• **Your objective**:
Nothing after the line with "linewidth=1.1, whis=1.5, ax=ax)" belongs in the copy; extract the lines below from the top through that line, pictures left out.

****************

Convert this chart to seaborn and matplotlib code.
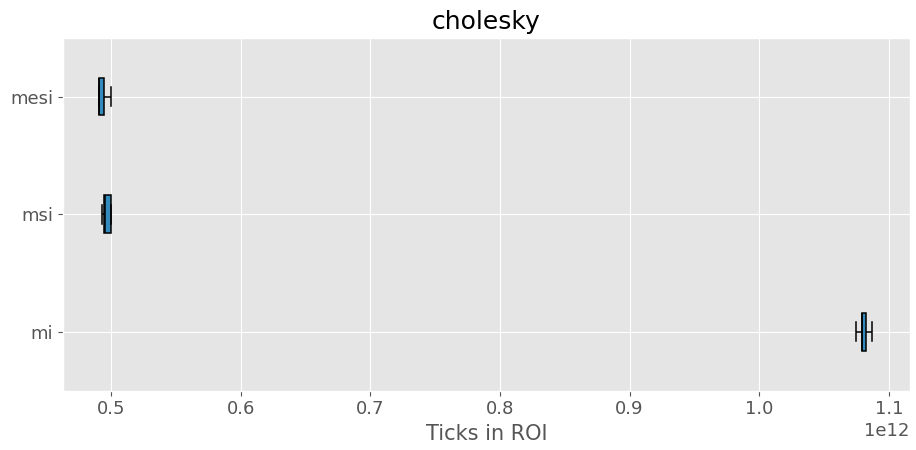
import matplotlib
matplotlib.use("Agg")
import matplotlib.pyplot as plt
import seaborn as sns
import pandas as pd

# Ticks spent in the region of interest, per protocol (five-number samples)
protocols = ["mesi", "msi", "mi"]
mesi_ticks = [0.4904e12, 0.4906e12, 0.4908e12, 0.4946e12, 0.4998e12]
msi_ticks = [0.4931e12, 0.4946e12, 0.4949e12, 0.5002e12, 0.5002e12]
mi_ticks = [1.0749e12, 1.0789e12, 1.0792e12, 1.0826e12, 1.0867e12]

rows = []
for name, vals in zip(protocols, [mesi_ticks, msi_ticks, mi_ticks]):
    for v in vals:
        rows.append({"protocol": name, "ticks": v})
df = pd.DataFrame(rows)

plt.style.use("ggplot")
plt.rcParams["font.family"] = ["DejaVu Sans"]

fig, ax = plt.subplots(figsize=(9.16, 4.5), dpi=100)
fig.subplots_adjust(left=0.069, right=0.993, top=0.916, bottom=0.132)

sns.boxplot(data=df, x="ticks", y="protocol", order=protocols, orient="h",
            color="#348ABD", saturation=1, width=0.32, linecolor="black",
            linewidth=1.1, whis=1.5, ax=ax)

ax.set_xlim(0.463e12, 1.116e12)
ax.grid(True, axis="both", color="white")
ax.set_axisbelow(True)
ax.set_title("cholesky", fontsize=18, color="black")
ax.set_xlabel("Ticks in ROI", fontsize=15, color="#555555")
ax.set_ylabel("")
ax.tick_params(axis="both", labelsize=13, colors="#555555")
ax.xaxis.get_offset_text().set_fontsize(13)
ax.xaxis.get_offset_text().set_color("#555555")

fig.savefig("out.png", dpi=100)
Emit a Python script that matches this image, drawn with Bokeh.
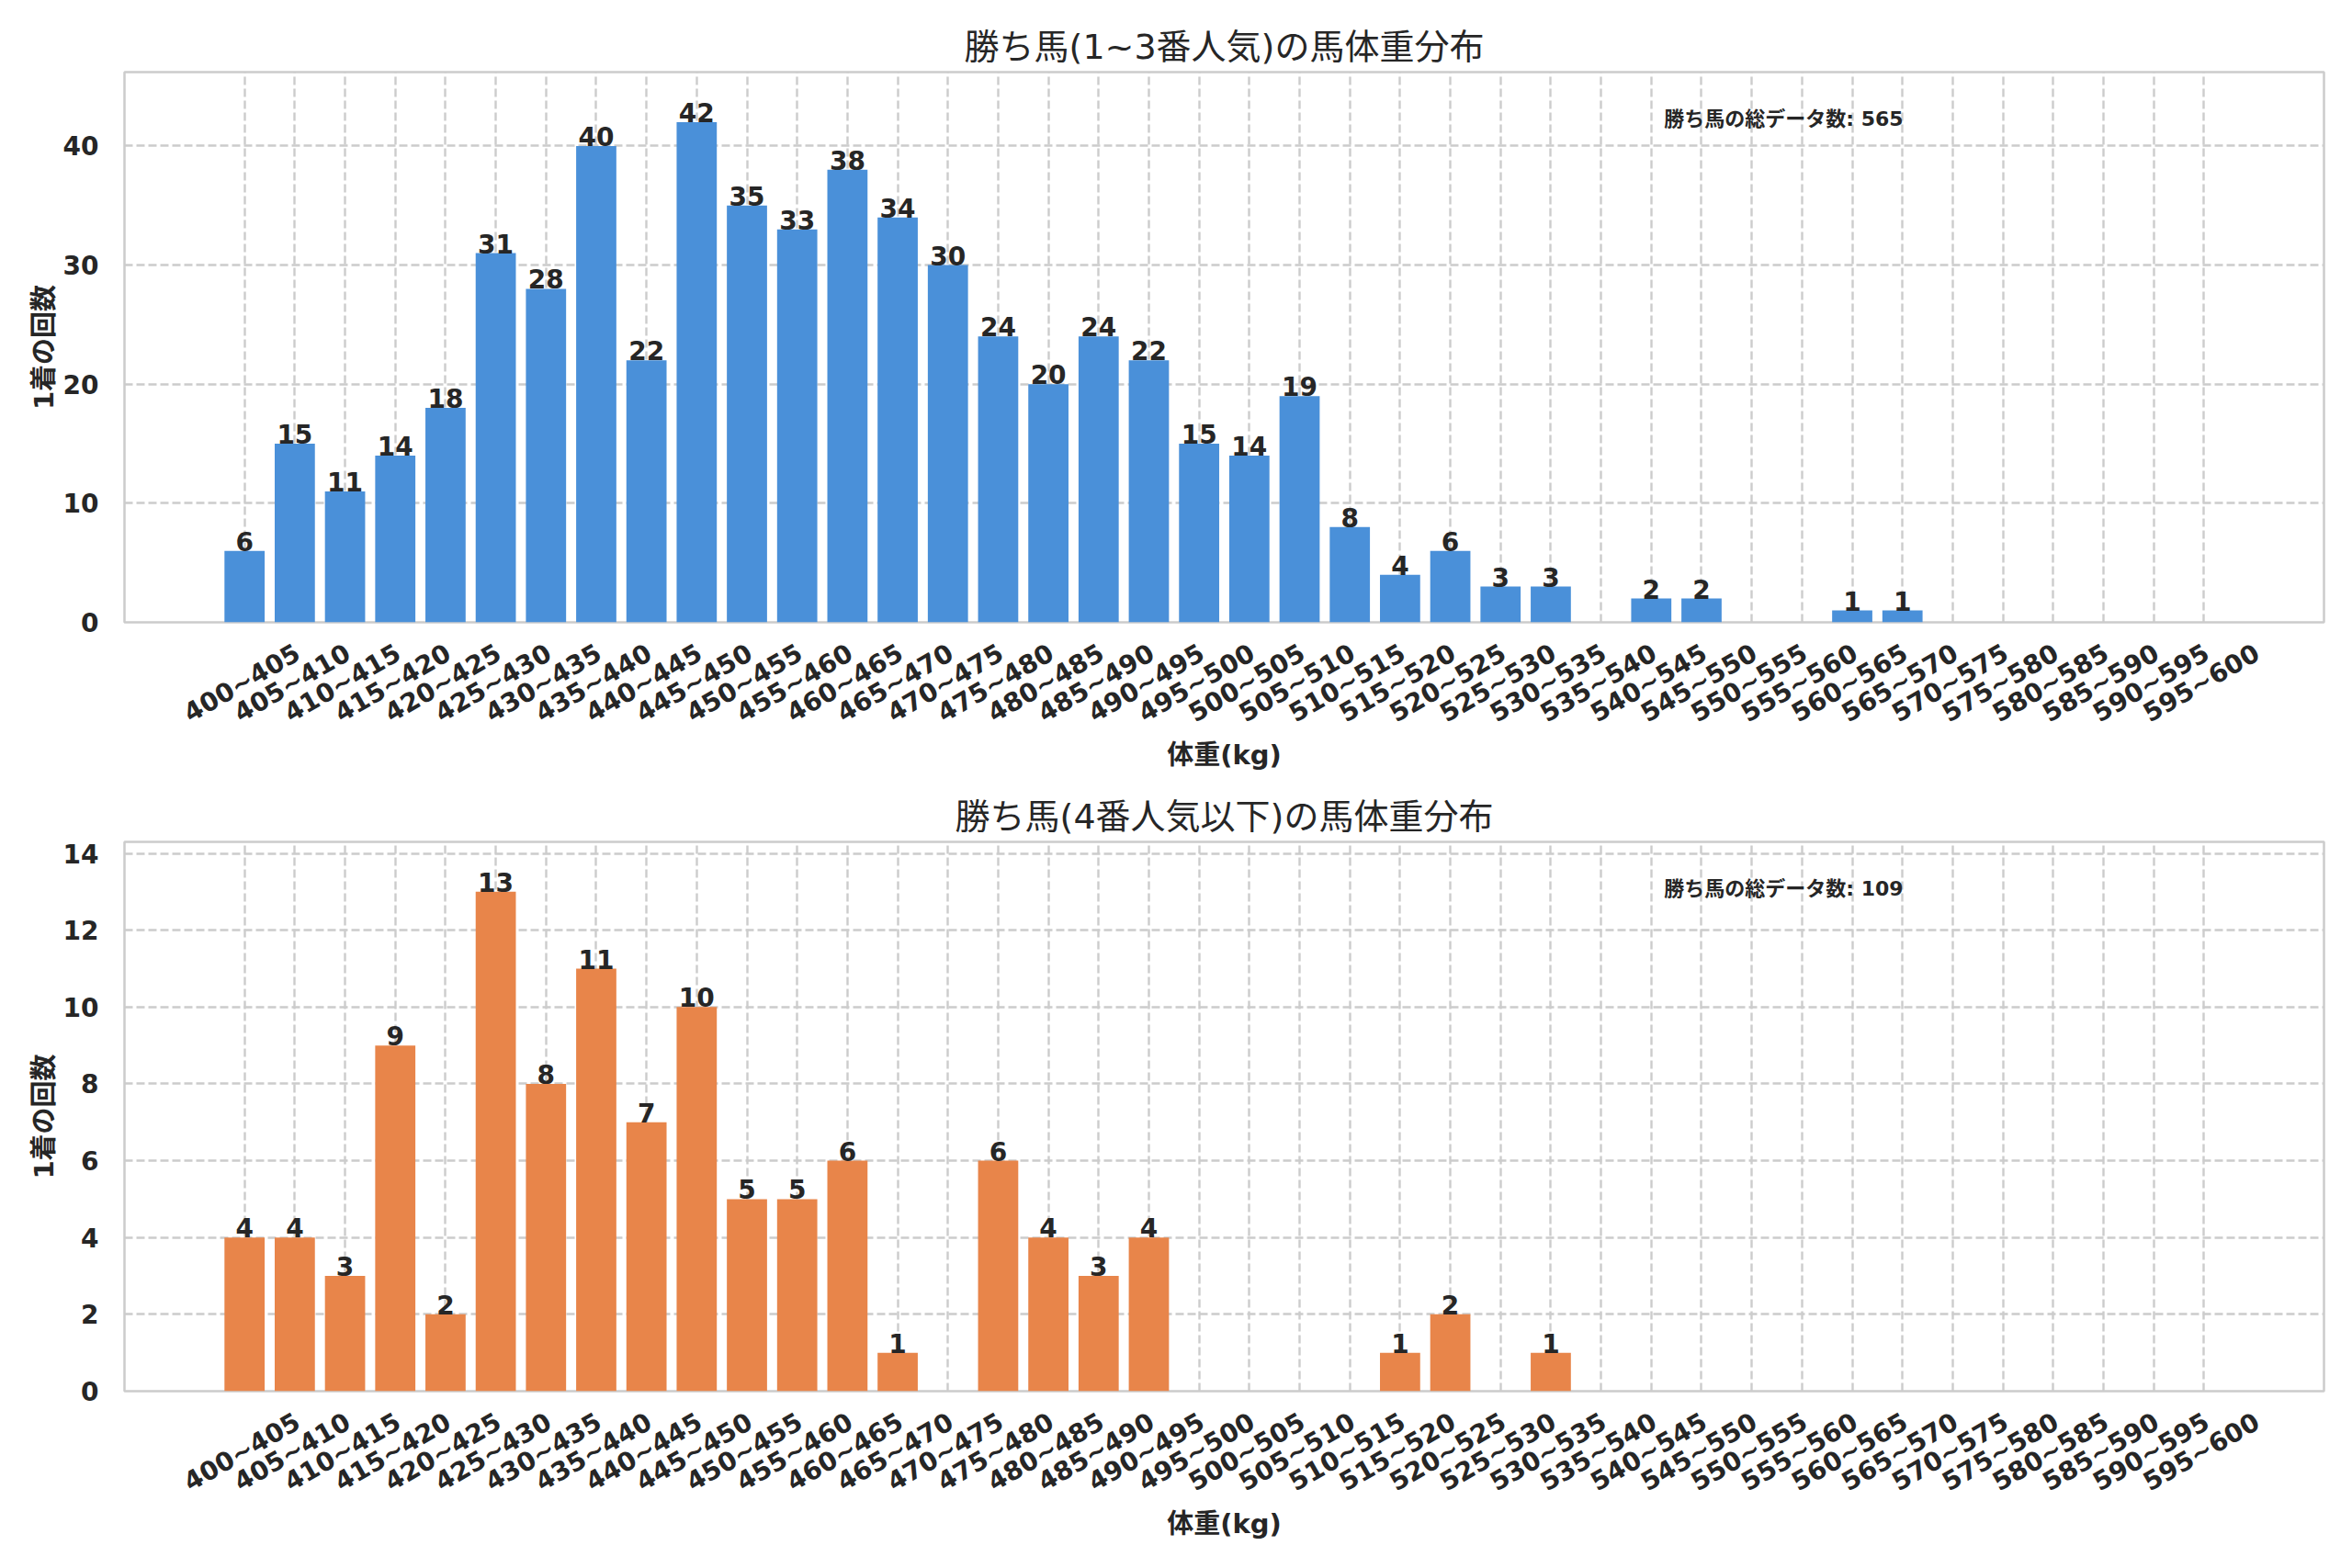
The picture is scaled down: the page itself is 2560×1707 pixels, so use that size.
import math
import numpy as np
from bokeh.plotting import figure
from bokeh.layouts import column
from bokeh.models import Range1d, FixedTicker, Label
from bokeh.core.properties import value
from bokeh.embed import file_html
from bokeh.resources import INLINE

# ---------------- data ----------------
bin_labels = ["400~405", "405~410", "410~415", "415~420", "420~425", "425~430",
              "430~435", "435~440", "440~445", "445~450", "450~455", "455~460",
              "460~465", "465~470", "470~475", "475~480", "480~485", "485~490",
              "490~495", "495~500", "500~505", "505~510", "510~515", "515~520",
              "520~525", "525~530", "530~535", "535~540", "540~545", "545~550",
              "550~555", "555~560", "560~565", "565~570", "570~575", "575~580",
              "580~585", "585~590", "590~595", "595~600"]

counts_top = [6, 15, 11, 14, 18, 31, 28, 40, 22, 42, 35, 33, 38, 34, 30, 24, 20, 24,
              22, 15, 14, 19, 8, 4, 6, 3, 3, 0, 2, 2, 0, 0, 1, 1, 0, 0, 0, 0, 0, 0]

counts_bottom = [4, 4, 3, 9, 2, 13, 8, 11, 7, 10, 5, 5, 6, 1, 0, 6, 4, 3, 4, 0,
                 0, 0, 0, 1, 2, 0, 1, 0, 0, 0, 0, 0, 0, 0, 0, 0, 0, 0, 0, 0]

title_top = "勝ち馬(1~3番人気)の馬体重分布"
title_bottom = "勝ち馬(4番人気以下)の馬体重分布"
x_label = "体重(kg)"
y_label = "1着の回数"
total_label = "勝ち馬の総データ数"

yticks_top = [0, 10, 20, 30, 40]
yticks_bottom = [0, 2, 4, 6, 8, 10, 12, 14]

color_top = "#4A90D9"
color_bottom = "#E8854A"

# ---------------- styling ----------------
TXT = "#262626"
GRID = "#cccccc"
FONT = "'DejaVu Sans', 'Noto Sans CJK JP'"
W = 2544
LABEL_SHIFT = 1.06   # moves rotated tick labels so that they are centred on the bars


def make_panel(counts, title, color, yticks, height, border_top, border_bottom):
    n = len(bin_labels)
    xs = np.arange(n)
    span = (n - 1) + 0.8
    x0 = -0.4 - 0.05 * span
    x1 = (n - 1) + 0.4 + 0.05 * span
    ymax = max(counts) * 1.1

    p = figure(width=W, height=height, output_backend="svg", toolbar_location=None,
               x_range=Range1d(x0, x1), y_range=Range1d(0, ymax),
               min_border_left=135, min_border_right=15,
               min_border_top=border_top, min_border_bottom=border_bottom)
    p.background_fill_color = "white"
    p.border_fill_color = "white"
    p.outline_line_color = GRID
    p.outline_line_width = 2.5

    p.title.text = title
    p.title.align = "center"
    p.title.text_font = FONT
    p.title.text_font_size = "38px"
    p.title.text_font_style = "normal"
    p.title.text_color = TXT
    p.title.standoff = 11

    p.vbar(x=xs, top=counts, width=0.8, fill_color=color, line_color=None)

    lx = [int(i) for i, c in zip(xs, counts) if c > 0]
    lc = [c for c in counts if c > 0]
    p.text(x=lx, y=lc, text=[str(c) for c in lc], text_align="center",
           text_baseline="bottom", text_font=value("DejaVu Sans"),
           text_font_size="28px", text_font_style="bold", text_color=TXT,
           y_offset=0)

    ax = p.xaxis[0]
    tick_pos = [i + LABEL_SHIFT for i in range(n)]
    ax.ticker = FixedTicker(ticks=tick_pos)
    ax.major_label_overrides = {t: lab for t, lab in zip(tick_pos, bin_labels)}
    ax.major_label_orientation = math.pi / 6
    ax.major_label_text_font = "DejaVu Sans"
    ax.major_label_text_font_size = "28px"
    ax.major_label_text_font_style = "bold"
    ax.major_label_text_color = TXT
    ax.major_label_standoff = 25
    ax.axis_label = x_label
    ax.axis_label_text_font = FONT
    ax.axis_label_text_font_size = "29px"
    ax.axis_label_text_font_style = "bold"
    ax.axis_label_text_color = TXT
    ax.axis_label_standoff = -5

    ay = p.yaxis[0]
    ay.ticker = FixedTicker(ticks=yticks)
    ay.major_label_text_font = "DejaVu Sans"
    ay.major_label_text_font_size = "28px"
    ay.major_label_text_font_style = "bold"
    ay.major_label_text_color = TXT
    ay.major_label_standoff = 22
    ay.axis_label = y_label
    ay.axis_label_text_font = FONT
    ay.axis_label_text_font_size = "29px"
    ay.axis_label_text_font_style = "bold"
    ay.axis_label_text_color = TXT
    ay.axis_label_standoff = 1

    for a in (ax, ay):
        a.axis_line_color = None
        a.major_tick_line_color = None
        a.minor_tick_line_color = None

    p.xgrid[0].ticker = FixedTicker(ticks=list(range(n)))
    for g in (p.xgrid[0], p.ygrid[0]):
        g.grid_line_color = GRID
        g.grid_line_width = 2.4
        g.grid_line_dash = "9 4"

    total = sum(counts)
    lbl = Label(x=x0 + 0.70 * (x1 - x0), y=ymax * 0.915,
                text=f"{total_label}: {total}", text_font=FONT,
                text_font_size="22px", text_font_style="bold", text_color=TXT,
                text_baseline="middle", text_align="left")
    p.add_layout(lbl)
    return p


p1 = make_panel(counts_top, title_top, color_top, yticks_top, 854, 78, 177)
p2 = make_panel(counts_bottom, title_bottom, color_bottom, yticks_bottom, 845, 62, 185)

layout = column(p1, p2)
open("out.html", "w").write(file_html(layout, INLINE))
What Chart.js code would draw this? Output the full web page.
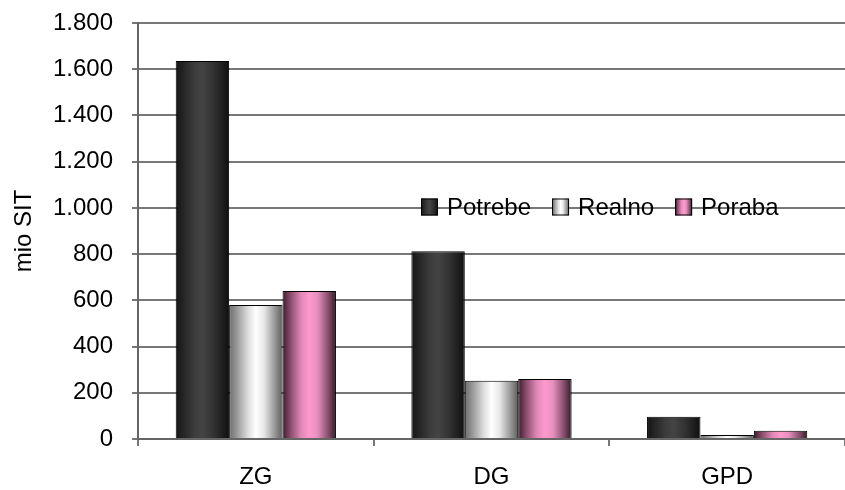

****************

• **The reply**:
Convert this chart to seaborn and matplotlib code.
import matplotlib
matplotlib.use("Agg")
import matplotlib.pyplot as plt
import seaborn as sns
import pandas as pd

# Ticks spent in the region of interest, per protocol (five-number samples)
protocols = ["mesi", "msi", "mi"]
mesi_ticks = [0.4904e12, 0.4906e12, 0.4908e12, 0.4946e12, 0.4998e12]
msi_ticks = [0.4931e12, 0.4946e12, 0.4949e12, 0.5002e12, 0.5002e12]
mi_ticks = [1.0749e12, 1.0789e12, 1.0792e12, 1.0826e12, 1.0867e12]

rows = []
for name, vals in zip(protocols, [mesi_ticks, msi_ticks, mi_ticks]):
    for v in vals:
        rows.append({"protocol": name, "ticks": v})
df = pd.DataFrame(rows)

plt.style.use("ggplot")
plt.rcParams["font.family"] = ["DejaVu Sans"]

fig, ax = plt.subplots(figsize=(9.16, 4.5), dpi=100)
fig.subplots_adjust(left=0.069, right=0.993, top=0.916, bottom=0.132)

sns.boxplot(data=df, x="ticks", y="protocol", order=protocols, orient="h",
            color="#348ABD", saturation=1, width=0.32, linecolor="black",
            linewidth=1.1, whis=1.5, ax=ax)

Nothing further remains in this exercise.